======== Data supplied

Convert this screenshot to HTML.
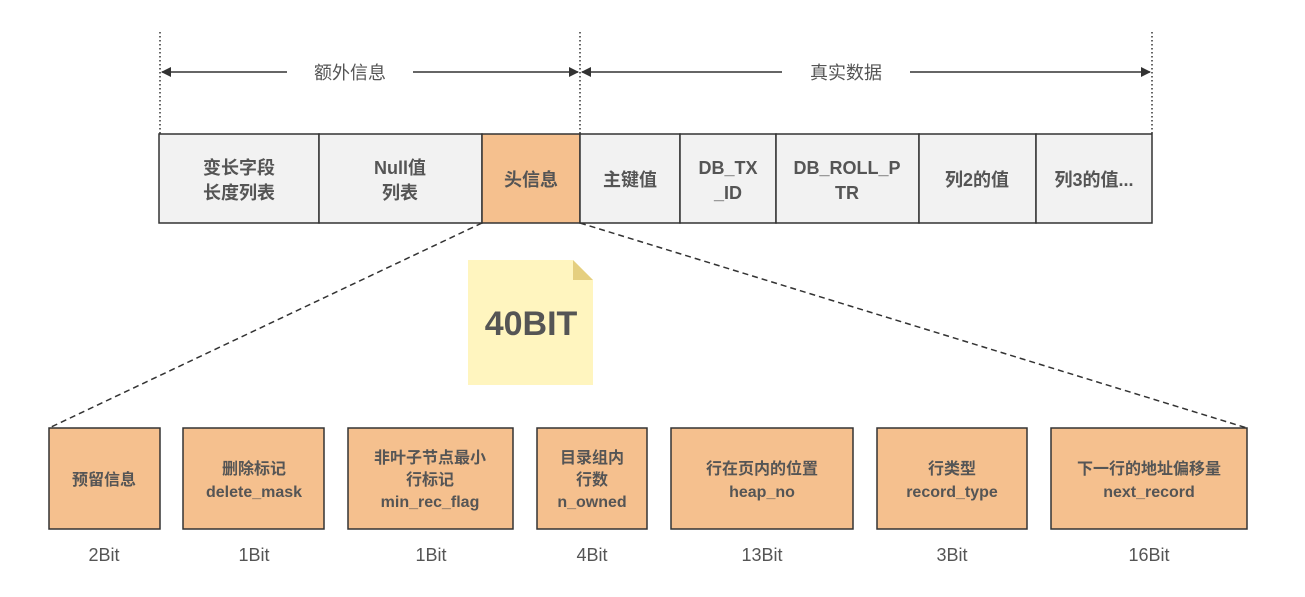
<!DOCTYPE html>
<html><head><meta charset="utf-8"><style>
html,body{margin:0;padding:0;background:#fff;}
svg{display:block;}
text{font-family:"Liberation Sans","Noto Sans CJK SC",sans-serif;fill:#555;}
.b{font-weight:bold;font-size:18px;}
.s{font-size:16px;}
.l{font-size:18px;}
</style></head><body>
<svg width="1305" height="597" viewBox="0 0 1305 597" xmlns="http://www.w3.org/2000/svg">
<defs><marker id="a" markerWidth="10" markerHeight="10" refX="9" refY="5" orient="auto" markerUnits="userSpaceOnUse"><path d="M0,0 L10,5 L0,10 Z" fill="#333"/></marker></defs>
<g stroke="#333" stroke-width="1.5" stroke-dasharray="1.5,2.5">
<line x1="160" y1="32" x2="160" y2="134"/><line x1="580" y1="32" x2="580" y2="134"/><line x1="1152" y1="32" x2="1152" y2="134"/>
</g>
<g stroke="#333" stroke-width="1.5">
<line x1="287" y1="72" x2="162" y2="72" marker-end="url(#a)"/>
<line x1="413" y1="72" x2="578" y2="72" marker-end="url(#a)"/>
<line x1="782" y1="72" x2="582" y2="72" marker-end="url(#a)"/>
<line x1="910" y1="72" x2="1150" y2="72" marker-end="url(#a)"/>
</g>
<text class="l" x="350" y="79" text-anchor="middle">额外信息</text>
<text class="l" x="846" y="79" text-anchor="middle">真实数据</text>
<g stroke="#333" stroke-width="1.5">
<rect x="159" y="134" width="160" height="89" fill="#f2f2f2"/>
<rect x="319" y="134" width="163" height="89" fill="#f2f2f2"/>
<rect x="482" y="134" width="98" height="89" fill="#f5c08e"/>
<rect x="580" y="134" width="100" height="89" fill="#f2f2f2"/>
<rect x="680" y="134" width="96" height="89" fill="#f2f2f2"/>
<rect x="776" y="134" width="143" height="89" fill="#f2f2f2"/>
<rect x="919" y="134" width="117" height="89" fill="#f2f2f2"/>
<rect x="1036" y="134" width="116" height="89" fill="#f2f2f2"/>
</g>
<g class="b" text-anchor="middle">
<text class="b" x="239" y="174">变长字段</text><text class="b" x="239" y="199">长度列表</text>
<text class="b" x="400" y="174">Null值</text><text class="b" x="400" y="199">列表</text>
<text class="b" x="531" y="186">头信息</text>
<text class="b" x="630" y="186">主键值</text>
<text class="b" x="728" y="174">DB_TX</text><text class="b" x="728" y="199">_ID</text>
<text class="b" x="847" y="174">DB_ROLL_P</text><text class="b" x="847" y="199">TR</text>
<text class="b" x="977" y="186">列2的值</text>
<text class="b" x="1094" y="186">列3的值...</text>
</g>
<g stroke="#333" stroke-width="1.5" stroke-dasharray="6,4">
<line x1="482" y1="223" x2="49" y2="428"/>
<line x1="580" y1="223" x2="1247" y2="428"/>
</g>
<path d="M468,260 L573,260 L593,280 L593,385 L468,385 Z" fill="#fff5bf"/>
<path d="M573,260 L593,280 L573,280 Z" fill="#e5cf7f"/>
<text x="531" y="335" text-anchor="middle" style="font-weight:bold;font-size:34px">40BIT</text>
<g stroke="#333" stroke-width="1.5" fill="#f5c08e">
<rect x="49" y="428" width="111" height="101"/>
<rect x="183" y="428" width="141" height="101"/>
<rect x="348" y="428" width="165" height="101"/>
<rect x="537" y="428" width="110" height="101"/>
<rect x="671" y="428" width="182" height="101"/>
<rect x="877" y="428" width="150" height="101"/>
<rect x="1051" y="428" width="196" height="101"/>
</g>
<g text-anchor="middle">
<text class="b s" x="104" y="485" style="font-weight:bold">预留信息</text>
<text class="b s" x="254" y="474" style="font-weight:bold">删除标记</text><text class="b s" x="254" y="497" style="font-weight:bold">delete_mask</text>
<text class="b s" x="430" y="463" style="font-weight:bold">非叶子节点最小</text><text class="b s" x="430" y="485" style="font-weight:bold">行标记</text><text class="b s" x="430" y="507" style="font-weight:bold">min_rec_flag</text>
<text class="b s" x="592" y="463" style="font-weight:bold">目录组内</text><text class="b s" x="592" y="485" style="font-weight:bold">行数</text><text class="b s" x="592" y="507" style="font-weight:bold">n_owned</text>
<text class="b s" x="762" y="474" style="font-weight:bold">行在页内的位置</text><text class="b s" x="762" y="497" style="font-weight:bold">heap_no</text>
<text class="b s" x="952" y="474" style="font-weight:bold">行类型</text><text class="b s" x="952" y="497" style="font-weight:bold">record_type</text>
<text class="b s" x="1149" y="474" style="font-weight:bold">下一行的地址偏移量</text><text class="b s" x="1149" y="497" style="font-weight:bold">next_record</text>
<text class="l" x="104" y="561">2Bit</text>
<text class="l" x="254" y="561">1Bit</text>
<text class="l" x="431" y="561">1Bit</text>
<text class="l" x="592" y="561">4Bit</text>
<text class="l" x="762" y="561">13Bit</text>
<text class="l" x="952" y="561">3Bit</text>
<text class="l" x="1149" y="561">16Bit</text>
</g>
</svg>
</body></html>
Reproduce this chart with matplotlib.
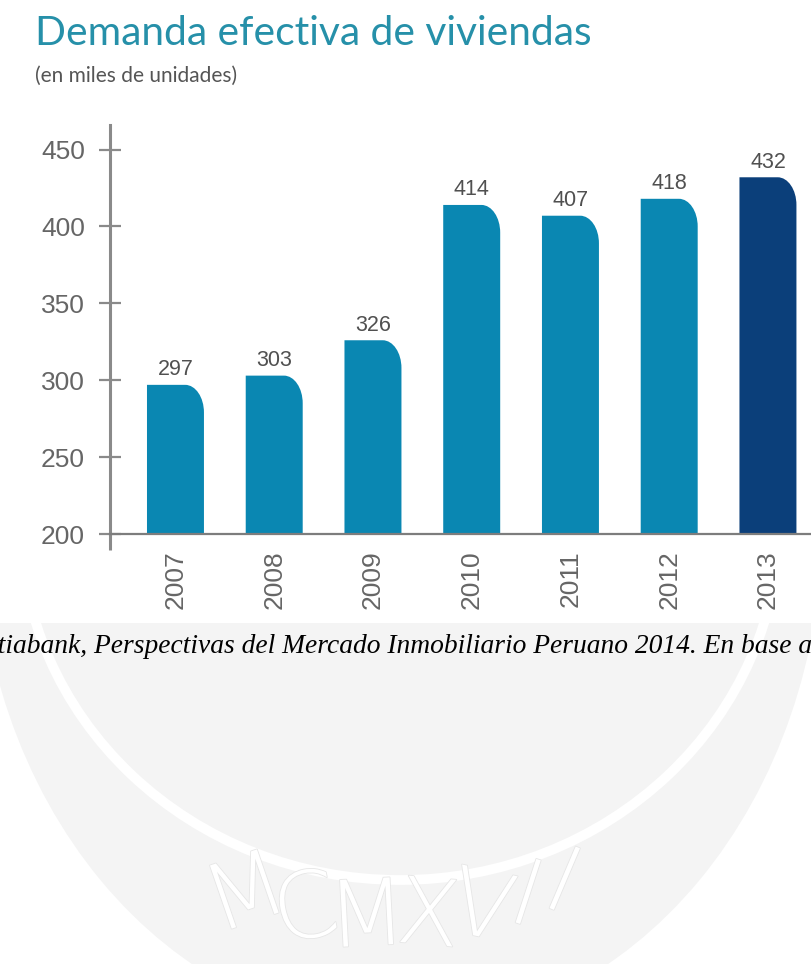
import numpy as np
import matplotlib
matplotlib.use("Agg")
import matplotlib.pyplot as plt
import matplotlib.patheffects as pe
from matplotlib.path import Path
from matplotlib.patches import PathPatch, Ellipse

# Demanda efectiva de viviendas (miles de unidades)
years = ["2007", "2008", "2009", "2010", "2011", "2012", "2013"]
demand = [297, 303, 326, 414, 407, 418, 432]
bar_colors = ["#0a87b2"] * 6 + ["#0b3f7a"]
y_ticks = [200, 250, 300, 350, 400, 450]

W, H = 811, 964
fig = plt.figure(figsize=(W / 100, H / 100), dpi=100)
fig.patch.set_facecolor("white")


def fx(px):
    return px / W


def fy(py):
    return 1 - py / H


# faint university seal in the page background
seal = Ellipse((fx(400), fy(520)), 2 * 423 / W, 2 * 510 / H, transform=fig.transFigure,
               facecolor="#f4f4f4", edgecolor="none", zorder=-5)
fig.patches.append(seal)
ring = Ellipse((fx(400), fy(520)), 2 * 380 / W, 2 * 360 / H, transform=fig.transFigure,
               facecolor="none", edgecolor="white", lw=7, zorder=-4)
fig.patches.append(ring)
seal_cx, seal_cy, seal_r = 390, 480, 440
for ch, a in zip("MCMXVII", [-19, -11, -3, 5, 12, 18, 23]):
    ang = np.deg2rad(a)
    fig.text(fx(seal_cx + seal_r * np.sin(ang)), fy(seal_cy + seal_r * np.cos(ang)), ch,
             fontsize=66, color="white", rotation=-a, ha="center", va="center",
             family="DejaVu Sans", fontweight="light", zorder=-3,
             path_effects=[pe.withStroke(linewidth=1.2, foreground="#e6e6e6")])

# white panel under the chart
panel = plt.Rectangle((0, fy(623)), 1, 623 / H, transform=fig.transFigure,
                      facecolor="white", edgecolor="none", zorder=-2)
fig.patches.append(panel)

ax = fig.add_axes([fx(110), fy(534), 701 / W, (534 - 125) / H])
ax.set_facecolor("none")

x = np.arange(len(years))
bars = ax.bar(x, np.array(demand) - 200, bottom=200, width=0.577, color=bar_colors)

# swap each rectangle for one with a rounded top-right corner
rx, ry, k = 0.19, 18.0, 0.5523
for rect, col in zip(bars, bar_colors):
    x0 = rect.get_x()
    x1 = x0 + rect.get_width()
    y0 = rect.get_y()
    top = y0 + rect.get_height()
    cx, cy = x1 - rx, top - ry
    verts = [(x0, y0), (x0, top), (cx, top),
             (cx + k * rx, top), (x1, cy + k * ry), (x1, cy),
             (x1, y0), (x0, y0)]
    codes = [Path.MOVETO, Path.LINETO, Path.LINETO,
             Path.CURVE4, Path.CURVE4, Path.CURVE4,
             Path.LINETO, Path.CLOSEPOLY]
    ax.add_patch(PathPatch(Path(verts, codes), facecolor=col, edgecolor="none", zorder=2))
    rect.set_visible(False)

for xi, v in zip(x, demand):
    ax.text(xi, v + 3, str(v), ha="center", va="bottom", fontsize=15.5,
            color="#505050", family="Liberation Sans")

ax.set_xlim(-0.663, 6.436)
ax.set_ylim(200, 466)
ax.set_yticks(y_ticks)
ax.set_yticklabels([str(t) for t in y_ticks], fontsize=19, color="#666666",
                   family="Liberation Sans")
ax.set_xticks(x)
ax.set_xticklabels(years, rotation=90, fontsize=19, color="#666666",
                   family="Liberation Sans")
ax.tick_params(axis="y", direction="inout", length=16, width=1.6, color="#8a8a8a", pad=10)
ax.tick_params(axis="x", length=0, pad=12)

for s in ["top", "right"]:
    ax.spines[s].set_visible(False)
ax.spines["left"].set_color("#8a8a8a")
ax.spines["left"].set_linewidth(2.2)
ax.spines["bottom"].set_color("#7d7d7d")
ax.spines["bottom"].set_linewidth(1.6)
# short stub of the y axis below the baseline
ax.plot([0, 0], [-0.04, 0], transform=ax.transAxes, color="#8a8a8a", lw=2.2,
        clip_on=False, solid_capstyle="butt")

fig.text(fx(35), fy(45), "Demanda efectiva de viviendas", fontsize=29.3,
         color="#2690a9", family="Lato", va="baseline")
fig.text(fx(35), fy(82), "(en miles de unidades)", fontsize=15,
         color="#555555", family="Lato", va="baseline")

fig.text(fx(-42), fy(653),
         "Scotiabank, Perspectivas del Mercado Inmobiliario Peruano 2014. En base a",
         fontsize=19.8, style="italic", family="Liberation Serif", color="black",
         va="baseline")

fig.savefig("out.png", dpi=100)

================

To do>
Extract, from the listing above, every line where the string "chart" occurs.

Correct result>
Reproduce this chart with matplotlib.
# white panel under the chart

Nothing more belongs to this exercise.